◆ **DIRECTIONS**: Exclude images, then output the remaining data verbatim.

◆ **INFORMATION SUPPLIED**:
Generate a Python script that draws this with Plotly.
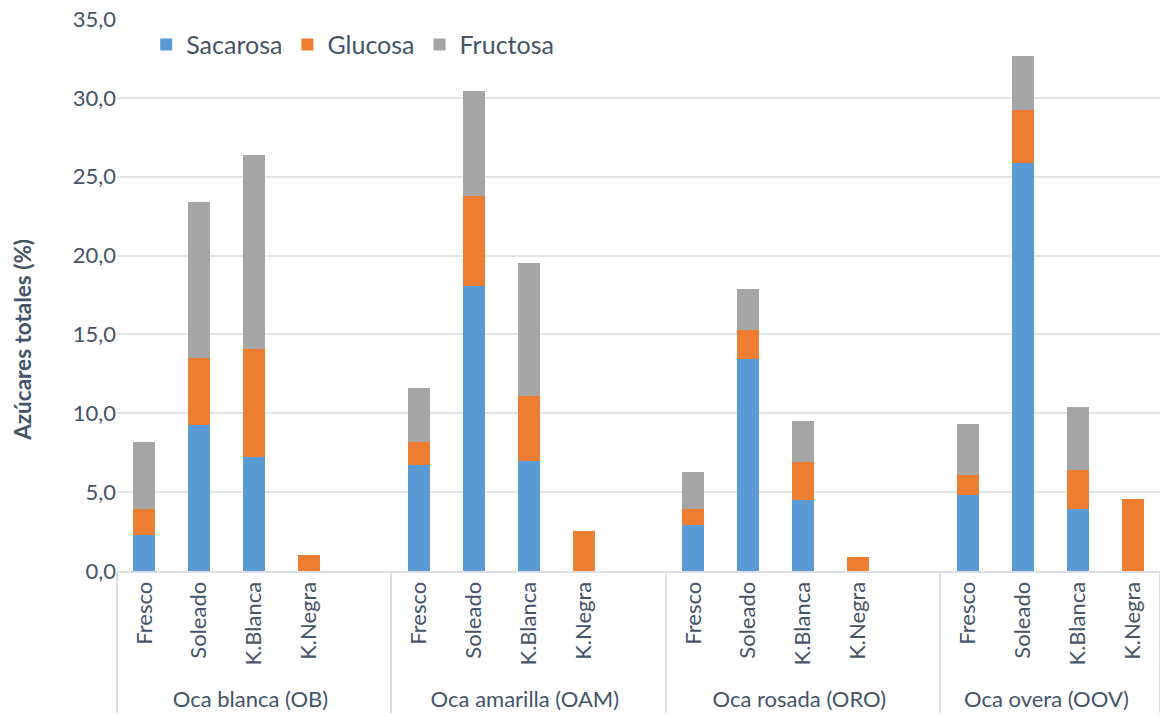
import plotly.graph_objects as go

# Variedades de oca y tratamientos
groups = ["Oca blanca (OB)", "Oca amarilla (OAM)", "Oca rosada (ORO)", "Oca overa (OOV)"]
treatments = ["Fresco", "Soleado", "K.Blanca", "K.Negra"]

# Azúcares (%) por variedad, en el orden de los tratamientos
sacarosa = [
    [2.3, 9.25, 7.2, 0.0],
    [6.7, 18.1, 7.0, 0.0],
    [2.9, 13.45, 4.5, 0.0],
    [4.8, 25.85, 3.9, 0.0],
]
glucosa = [
    [1.6, 4.25, 6.9, 1.0],
    [1.5, 5.7, 4.1, 2.55],
    [1.0, 1.8, 2.4, 0.9],
    [1.3, 3.4, 2.5, 4.55],
]
fructosa = [
    [4.25, 9.9, 12.3, 0.0],
    [3.4, 6.65, 8.4, 0.0],
    [2.4, 2.6, 2.6, 0.0],
    [3.2, 3.4, 4.0, 0.0],
]

y_ticks = [0, 5, 10, 15, 20, 25, 30, 35]

# Construcción del eje multicategoría (hueco vacío entre variedades)
x_outer, x_inner = [], []
def flatten(series):
    out = []
    for gi, g in enumerate(groups):
        for ti, t in enumerate(treatments):
            v = series[gi][ti]
            out.append(v if v > 0 else None)
        if gi < len(groups) - 1:
            out.append(None)
    return out

for gi, g in enumerate(groups):
    for t in treatments:
        x_outer.append(g)
        x_inner.append(t)
    if gi < len(groups) - 1:
        x_outer.append(g)
        x_inner.append(" ")

FONT = "Lato"
TXT = "#44546A"

fig = go.Figure()
for name, data, color in [
    ("Sacarosa", sacarosa, "#5B9BD5"),
    ("Glucosa", glucosa, "#ED7D31"),
    ("Fructosa", fructosa, "#A5A5A5"),
]:
    fig.add_trace(go.Bar(
        x=[x_outer, x_inner],
        y=flatten(data),
        name=name,
        marker=dict(color=color, line=dict(width=0)),
    ))

fig.update_layout(
    barmode="stack",
    bargap=0.6,
    width=1160,
    height=717,
    margin=dict(l=117, r=0, t=19, b=146),
    paper_bgcolor="white",
    plot_bgcolor="white",
    separators=",.",
    font=dict(family=FONT, color=TXT, size=21),
    legend=dict(
        orientation="h",
        x=0.028, y=0.995, xanchor="left", yanchor="top",
        font=dict(size=25, color=TXT, family=FONT),
        bgcolor="rgba(0,0,0,0)",
        itemwidth=30,
        traceorder="normal",
    ),
    showlegend=True,
    annotations=[dict(
        text="<b>Azúcares totales (%)</b>",
        xref="paper", yref="paper",
        x=-0.0905, y=0.418,
        xanchor="center", yanchor="middle",
        textangle=-90, showarrow=False,
        font=dict(size=22.5, color=TXT, family=FONT),
    )],
)

fig.update_yaxes(
    range=[0, 35],
    tickvals=y_ticks,
    tickformat=".1f",
    showgrid=True,
    gridcolor="#E1E5EA",
    gridwidth=2,
    zeroline=False,
    showline=False,
    ticks="",
    ticklen=0,
    tickfont=dict(size=22, color=TXT, family=FONT),
)
fig.update_xaxes(
    type="multicategory",
    tickangle=-90,
    tickfont=dict(size=22, color=TXT, family=FONT),
    showline=True,
    linecolor="#DCE0E6",
    linewidth=2,
    showdividers=True,
    dividercolor="#DCE0E6",
    dividerwidth=2,
    ticks="",
    showgrid=False,
)

fig.write_html("out.html")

◆ **CORRECT RESPONSE**:
Generate a Python script that draws this with Plotly.
import plotly.graph_objects as go

# Variedades de oca y tratamientos
groups = ["Oca blanca (OB)", "Oca amarilla (OAM)", "Oca rosada (ORO)", "Oca overa (OOV)"]
treatments = ["Fresco", "Soleado", "K.Blanca", "K.Negra"]

# Azúcares (%) por variedad, en el orden de los tratamientos
sacarosa = [
    [2.3, 9.25, 7.2, 0.0],
    [6.7, 18.1, 7.0, 0.0],
    [2.9, 13.45, 4.5, 0.0],
    [4.8, 25.85, 3.9, 0.0],
]
glucosa = [
    [1.6, 4.25, 6.9, 1.0],
    [1.5, 5.7, 4.1, 2.55],
    [1.0, 1.8, 2.4, 0.9],
    [1.3, 3.4, 2.5, 4.55],
]
fructosa = [
    [4.25, 9.9, 12.3, 0.0],
    [3.4, 6.65, 8.4, 0.0],
    [2.4, 2.6, 2.6, 0.0],
    [3.2, 3.4, 4.0, 0.0],
]

y_ticks = [0, 5, 10, 15, 20, 25, 30, 35]

# Construcción del eje multicategoría (hueco vacío entre variedades)
x_outer, x_inner = [], []
def flatten(series):
    out = []
    for gi, g in enumerate(groups):
        for ti, t in enumerate(treatments):
            v = series[gi][ti]
            out.append(v if v > 0 else None)
        if gi < len(groups) - 1:
            out.append(None)
    return out

for gi, g in enumerate(groups):
    for t in treatments:
        x_outer.append(g)
        x_inner.append(t)
    if gi < len(groups) - 1:
        x_outer.append(g)
        x_inner.append(" ")

FONT = "Lato"
TXT = "#44546A"

fig = go.Figure()
for name, data, color in [
    ("Sacarosa", sacarosa, "#5B9BD5"),
    ("Glucosa", glucosa, "#ED7D31"),
    ("Fructosa", fructosa, "#A5A5A5"),
]:
    fig.add_trace(go.Bar(
        x=[x_outer, x_inner],
        y=flatten(data),
        name=name,
        marker=dict(color=color, line=dict(width=0)),
    ))

fig.update_layout(
    barmode="stack",
    bargap=0.6,
    width=1160,
    height=717,
    margin=dict(l=117, r=0, t=19, b=146),
    paper_bgcolor="white",
    plot_bgcolor="white",
    separators=",.",
    font=dict(family=FONT, color=TXT, size=21),
    legend=dict(
        orientation="h",
        x=0.028, y=0.995, xanchor="left", yanchor="top",
        font=dict(size=25, color=TXT, family=FONT),
        bgcolor="rgba(0,0,0,0)",
        itemwidth=30,
        traceorder="normal",
    ),
    showlegend=True,
    annotations=[dict(
        text="<b>Azúcares totales (%)</b>",
        xref="paper", yref="paper",
        x=-0.0905, y=0.418,
        xanchor="center", yanchor="middle",
        textangle=-90, showarrow=False,
        font=dict(size=22.5, color=TXT, family=FONT),
    )],
)

fig.update_yaxes(
    range=[0, 35],
    tickvals=y_ticks,
    tickformat=".1f",
    showgrid=True,
    gridcolor="#E1E5EA",
    gridwidth=2,
    zeroline=False,
    showline=False,
    ticks="",
    ticklen=0,
    tickfont=dict(size=22, color=TXT, family=FONT),
)
fig.update_xaxes(
    type="multicategory",
    tickangle=-90,
    tickfont=dict(size=22, color=TXT, family=FONT),
    showline=True,
    linecolor="#DCE0E6",
    linewidth=2,
    showdividers=True,
    dividercolor="#DCE0E6",
    dividerwidth=2,
    ticks="",
    showgrid=False,
)

fig.write_html("out.html")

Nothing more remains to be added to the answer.